Aliweyd and Barud, two of the seven candidates running for the board's four open seats, are Somali. For as long as former and current board members can remember, board members have been white — even as the number of white students in the district has been steadily dropping.

"A Somali native school board member would bring a little bit more different perspective and a diverse opinion on the board, where it's lacking right now," said Barud, a former community liaison for the district who ran unsuccessfully for the board in 2013.

Both men say they are running to represent all students in the district, while also bringing in new ideas. And their platforms, focused on closing the achievement gap, aren't that different from those of the other five candidates.

But it's an election that guarantees board turnover. Only one incumbent, Dave Espe, is seeking re-election.

The other candidates for the four at-large seats are Jeffery Saxton, a proponent of expanding technology; Greg Lehman, who is advocating for more rigorous curriculum; Adam Seidel, who wants to strengthen elementary education, and John Kohner, who said he wants to help continue Eden Prairie's excellence.

The election comes at a time of relative calm for Eden Prairie schools, but tensions over school boundaries and management changes aren't that far gone.

"We've really spent the last four years really cleaning up a lot of issues we had in the district," Espe said, noting multiple leadership changes in recent years.

A changing Eden Prairie

Five years ago, many parents balked at a superintendent-led push to change school enrollment boundaries. The plan championed by then-Superintendent Melissa Krull changed the boundaries and bused elementary students to other schools partly to more evenly integrate the district and to ensure that low-income students weren't concentrated at one campus.

Krull resigned in 2011 and was paid $100,000 to leave with nine months left on her contract.
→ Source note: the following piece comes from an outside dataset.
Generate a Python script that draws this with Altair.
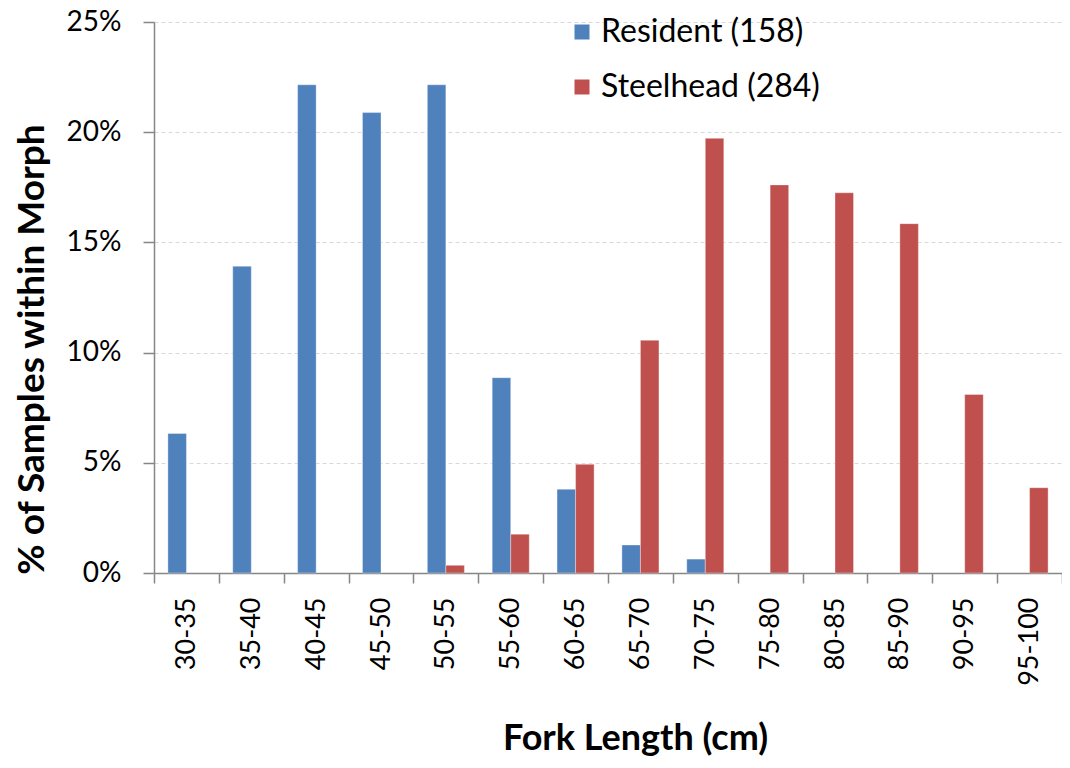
import altair as alt
import pandas as pd

categories = ["30-35", "35-40", "40-45", "45-50", "50-55", "55-60", "60-65",
              "65-70", "70-75", "75-80", "80-85", "85-90", "90-95", "95-100"]
resident_pct = [6.33, 13.92, 22.15, 20.89, 22.15, 8.86, 3.80, 1.27, 0.63,
                0, 0, 0, 0, 0]
steelhead_pct = [0, 0, 0, 0, 0.35, 1.76, 4.93, 10.56, 19.72, 17.61, 17.25,
                 15.85, 8.10, 3.87]
series_names = ["Resident (158)", "Steelhead (284)"]
series_colors = ["#4F81BD", "#C0504D"]

rows = []
for cat, r, s in zip(categories, resident_pct, steelhead_pct):
    if r > 0:
        rows.append({"len": cat, "series": series_names[0], "pct": r / 100})
    if s > 0:
        rows.append({"len": cat, "series": series_names[1], "pct": s / 100})
df = pd.DataFrame(rows)

FONT = "Lato"
AXIS_GREY = "#868686"

chart = alt.Chart(df).mark_bar(stroke="white", strokeOpacity=0.35, strokeWidth=1).encode(
    x=alt.X(
        "len:N",
        sort=categories,
        scale=alt.Scale(domain=categories, paddingInner=0, paddingOuter=0),
        axis=alt.Axis(
            title="Fork Length (cm)",
            tickBand="extent",
            labelAngle=270,
            labelAlign="right",
            labelBaseline="middle",
            labelFont=FONT,
            labelFontSize=27,
            labelColor="black",
            labelPadding=14,
            tickSize=10,
            tickColor=AXIS_GREY,
            tickWidth=1.5,
            domainColor=AXIS_GREY,
            domainWidth=1.5,
            grid=False,
            titleFont=FONT,
            titleFontSize=36,
            titleFontWeight="bold",
            titleColor="black",
            titlePadding=36,
            titleX=481,
        ),
    ),
    xOffset=alt.XOffset(
        "series:N",
        scale=alt.Scale(domain=series_names, paddingInner=0, paddingOuter=0.75),
    ),
    y=alt.Y(
        "pct:Q",
        scale=alt.Scale(domain=[0, 0.25], nice=False),
        axis=alt.Axis(
            title="% of Samples within Morph",
            format=".0%",
            values=[0, 0.05, 0.10, 0.15, 0.20, 0.25],
            labelFont=FONT,
            labelFontSize=28,
            labelColor="black",
            labelPadding=22,
            tickSize=11,
            tickColor=AXIS_GREY,
            tickWidth=1.5,
            domainColor=AXIS_GREY,
            domainWidth=1.5,
            gridColor="#D9D9D9",
            gridDash=[4, 3],
            gridWidth=1.2,
            titleFont=FONT,
            titleFontSize=37,
            titleFontWeight="bold",
            titleColor="black",
            titlePadding=15,
            titleY=327,
        ),
    ),
    color=alt.Color(
        "series:N",
        scale=alt.Scale(domain=series_names, range=series_colors),
        legend=alt.Legend(
            title=None,
            orient="none",
            legendX=412,
            legendY=-6,
            symbolType="square",
            symbolSize=225,
            symbolStrokeWidth=0,
            labelFont=FONT,
            labelFontSize=32,
            labelColor="black",
            labelOffset=3,
            labelLimit=0,
            rowPadding=23,
            padding=0,
        ),
    ),
).properties(
    width=908,
    height=551,
    autosize=alt.AutoSizeParams(type="none"),
    padding={"left": 146, "top": 14, "right": 0, "bottom": 194},
).configure_view(stroke=None)

chart.save("out.html", embed_options={"renderer": "svg", "actions": False})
Supporters felt her plan would continue to narrow the achievement gap.

Since 2008, the district's black student population has risen three percentage points, and its Asian population grew by nearly four points. Meanwhile, the percentage of white students has continued to decline, from about 75 percent in 2008 to about 62 percent in 2015.
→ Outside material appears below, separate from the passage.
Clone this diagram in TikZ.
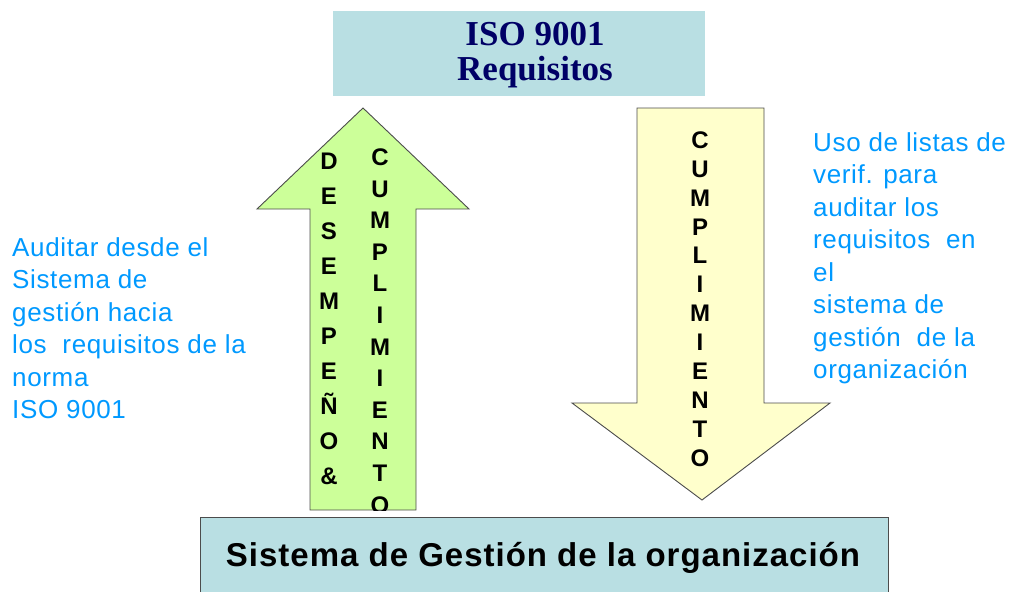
\documentclass[tikz,border=0pt]{standalone}
\usepackage{fontspec}
\setmainfont{Liberation Sans}
\newfontfamily\normafont{Liberation Serif}
\newfontfamily\notafont[LetterSpace=2.5]{Liberation Sans}
\newfontfamily\sistemafont[LetterSpace=3]{Liberation Sans}
\usetikzlibrary{positioning}
\definecolor{cajaazul}{RGB}{185,223,227}
\definecolor{flechaverde}{RGB}{204,255,153}
\definecolor{flechaamarilla}{RGB}{255,255,204}
\definecolor{azultexto}{RGB}{0,153,255}
\definecolor{azulnorma}{RGB}{0,0,102}
\tikzset{
  caja/.style={fill=cajaazul,inner sep=0pt,anchor=north west},
  flecha/.style={draw=black!70,line width=0.9pt,line join=miter},
  nota/.style={text=azultexto,align=left,anchor=north west,inner sep=0pt,font=\notafont\fontsize{26}{32.5}\selectfont},
  letras/.style={align=center,inner sep=0pt,font=\bfseries\fontsize{24}{#1}\selectfont},
}

\begin{document}
\begin{tikzpicture}[x=1pt,y=-1pt]
    \useasboundingbox (0,0) rectangle (1010,592);
    % cajas
    \node[caja,minimum width=372pt,minimum height=85pt] (norma) at (333,11) {};
    \node[text=azulnorma,align=center,font=\normafont\bfseries\fontsize{35}{35}\selectfont] (normatxt) at (535,55) {ISO 9001\\Requisitos};
    \node[caja,draw=black!70,line width=0.9pt,minimum width=688pt,minimum height=85pt] (sistema) at (200,517) {};
    \node[font=\sistemafont\bfseries\fontsize{33}{36}\selectfont] (sistematxt) at (543,558) {Sistema de Gestión de la organización};
    % flecha hacia arriba
    \draw[flecha,fill=flechaverde] (310,510) -- (310,209) -- (257,209) -- (363,108) -- (469,209) -- (416,209) -- (416,510) -- cycle;
    \begin{scope}
        \clip (310,510) -- (310,209) -- (257,209) -- (363,108) -- (469,209) -- (416,209) -- (416,510) -- cycle;
        \node[letras=35] (desempeno) at (329,319) {D\\E\\S\\E\\M\\P\\E\\Ñ\\O\\\&};
        \node[letras=31.6] (cumplearriba) at (380,331) {C\\U\\M\\P\\L\\I\\M\\I\\E\\N\\T\\O};
    \end{scope}
    % flecha hacia abajo
    \draw[flecha,fill=flechaamarilla] (637,108) -- (764,108) -- (764,403) -- (830,403) -- (702,500) -- (572,403) -- (637,403) -- cycle;
    \node[letras=28.9] (cumpleabajo) at (700,299) {C\\U\\M\\P\\L\\I\\M\\I\\E\\N\\T\\O};
    % textos
    \node[nota] (izq) at (12,237) {Auditar desde el\\Sistema de\\gestión hacia\\los \ requisitos de la\\norma\\ISO 9001};
    \node[nota] (der) at (813,132) {Uso de listas de\\verif. para\\auditar los\\requisitos \ en\\el\\sistema de\\gestión \ de la\\organización};
\end{tikzpicture}
\end{document}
"The students in Eden Prairie have had such great exposure already in their young lives to the differences and dynamics around having a mixed population at school," Kohner said.

The district doesn't track the number of Somali students, but Barud said that about 13 percent of the district's students are Somali.

That community's perspective is needed on the board, he said.

Diverse leadership?

Frederick Hess, who is the director of education policy studies at the American Enterprise Institute, a Washington, D.C.-based think tank, said school boards still reflect an older American population that demographically looks more like the country did 20 or 30 years ago.

He worked on a national study in 2010 that found that 80 percent of school board members were white, 12 percent were black and 3 percent were Hispanic. Larger districts were most likely to include minority board members.

But when newer groups such as Somalis come together, Hess said, they can "become increasingly active players in school board politics." The added diversity can make a community feel like its voice is being heard, but it could also prompt fights over race or ethnicity, he said.

The Minnesota School Boards Association doesn't track diversity issues but is going to start keeping an eye on them, said Kirk Schneidawind, executive director of the group.

Outside the metro area, the Mankato school board election includes a candidate originally from Somalia, Abdi Sabrie.

Minneapolis school board member Siad Ali is Somali.

It will take time to see more people of color elected to local office as the country becomes more diverse, said Aliweyd, a former math teacher at Eden Prairie High School.

"The school board and the city councils are not reflecting the change," he said. "But that change will come, for sure."